You know the kind of pub I’m talking about. The one that’s gone upmarket. The one whose menu startles the locals, as though they’ve just been confronted by a goat in their own bathroom.

You might think twice about going in. But don’t.

Now if I really was to describe my ideal pub it would, like Orwell’s, have glasses with handles.

There would be tankards hanging from the rafters. A jukebox would play old records. The piano in the corner would be locked up, preventing me from playing it. A cheery fug of cigarette smoke would hang in the air. They’d sell Double Diamond.

I’m sure such a pub still exists.

The only problem is that it will have been boarded up on a roadside somewhere years ago, its windows smashed out and its paintwork the colour of gone-off meat.

So if I want that second pint I have to get with the 21st Century.

Great traditional boozers like The Punchbowl are a rarity. But it’s not all bad.

For instance, I admire the determination of people like John Pugsley, landlord of Jacob’s Inn in Wolvercote.

With 40 staff, rent, rates, VAT and the cost of booze, his pub might not survive on beer sales alone – and they sell vast amounts of it.

But his passion, as he described it to me, is to see historic, interesting buildings brought back from the point of extinction by young entrepreneurs and chefs who can cook.

I have to buy into this passion. And be less of a snob about pubs who sell food.

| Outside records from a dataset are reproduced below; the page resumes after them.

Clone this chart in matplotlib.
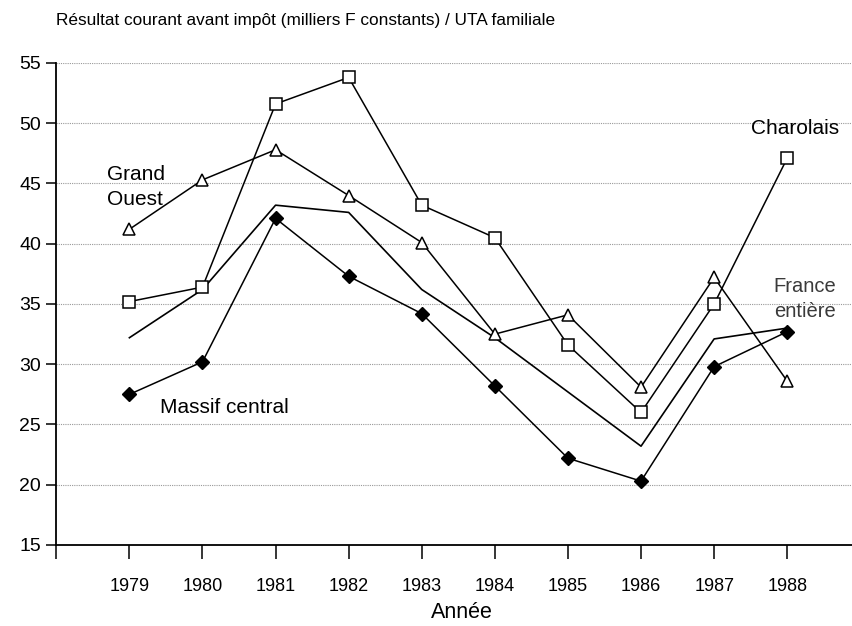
import matplotlib
matplotlib.use("Agg")
import matplotlib.pyplot as plt

plt.rcParams['font.family'] = ['Liberation Sans', 'DejaVu Sans']

years = [1979, 1980, 1981, 1982, 1983, 1984, 1985, 1986, 1987, 1988]
charolais = [35.2, 36.4, 51.6, 53.8, 43.2, 40.5, 31.6, 26.0, 35.0, 47.1]
grand_ouest = [41.2, 45.3, 47.8, 44.0, 40.1, 32.5, 34.1, 28.1, 37.2, 28.6]
france_entiere = [32.2, 36.2, 43.2, 42.6, 36.2, 32.2, 27.7, 23.2, 32.1, 33.0]
massif_central = [27.5, 30.2, 42.1, 37.3, 34.2, 28.2, 22.2, 20.3, 29.8, 32.7]

fig = plt.figure(figsize=(8.53, 6.26), dpi=100)
ax = fig.add_axes([0.066, 0.1294, 0.934, 0.770])

# horizontal dotted grid
for v in range(20, 56, 5):
    ax.axhline(v, color='#999999', lw=0.8, ls=(0, (1, 1)), zorder=0)

ax.plot(years, france_entiere, color='black', lw=1.2, zorder=2)
ax.plot(years, massif_central, color='black', lw=1.1, marker='D', ms=7.5,
        mfc='black', mec='black', zorder=3)
ax.plot(years, grand_ouest, color='black', lw=1.1, marker='^', ms=9,
        mfc='white', mec='black', mew=1.1, zorder=3)
ax.plot(years, charolais, color='black', lw=1.1, marker='s', ms=8.5,
        mfc='white', mec='black', mew=1.1, zorder=4)

ax.text(1978.7, 44.7, 'Grand\nOuest', fontsize=15, va='center', ha='left',
        linespacing=1.38)
ax.text(1987.5, 49.6, 'Charolais', fontsize=15, va='center', ha='left')
ax.text(1988.24, 35.4, 'France\nentière', fontsize=14.5, va='center', ha='center',
        color='#3a3a3a', linespacing=1.4)
ax.text(1979.42, 26.4, 'Massif central', fontsize=15, va='center', ha='left')

ax.set_xlim(1978, 1988.9)
ax.set_ylim(15, 55)
ax.set_xticks(range(1978, 1989))
ax.set_xticklabels([''] + [str(y) for y in years], fontsize=13)
ax.set_yticks(range(15, 56, 5))
ax.set_yticklabels([str(v) for v in range(15, 56, 5)], fontsize=14)
ax.tick_params(axis='x', length=10, width=1.1, pad=14)
ax.tick_params(axis='y', length=7, width=1.1, pad=4)
ax.spines['top'].set_visible(False)
ax.spines['right'].set_visible(False)
ax.spines['left'].set_linewidth(1.3)
ax.spines['bottom'].set_linewidth(1.3)

ax.set_xlabel('Année', fontsize=15.5)
ax.xaxis.set_label_coords(0.509, -0.118)
fig.text(0.0657, 0.968, 'Résultat courant avant impôt (milliers F constants) / UTA familiale',
         fontsize=12.4, ha='left', va='center')

fig.savefig('out.png', dpi=100)
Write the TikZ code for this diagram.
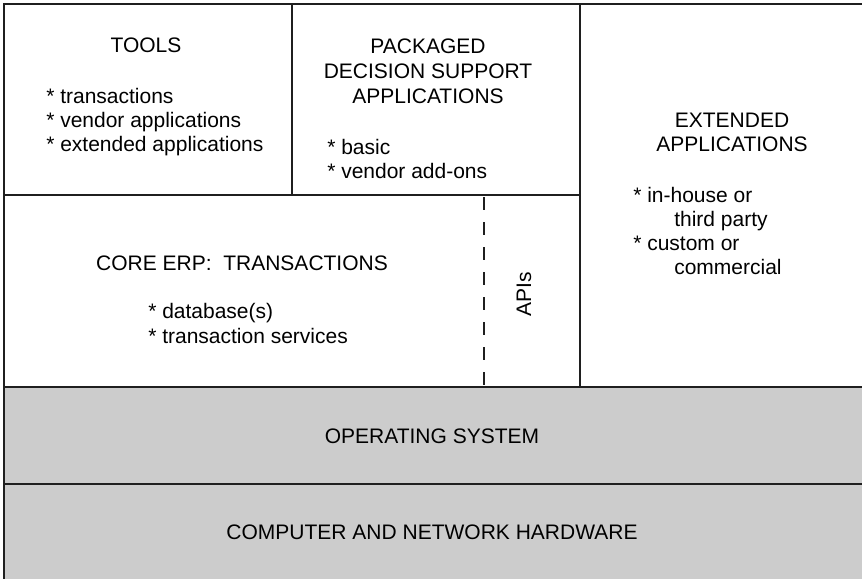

There a few things more depressing than to see a village lose its only pub. Those places where instead of hearing Auld Lang Syne bring in the New Year you’ll hear nothing but the buzz of TV sets.

And that’s why, although many people’s New Year’s Resolution is to drink less, mine is to drink more. My New Year’s Resolution is to spend more money down the pub.

Can I suggest you do the same, how remote your local is to your own, ideal The Moon Under Water?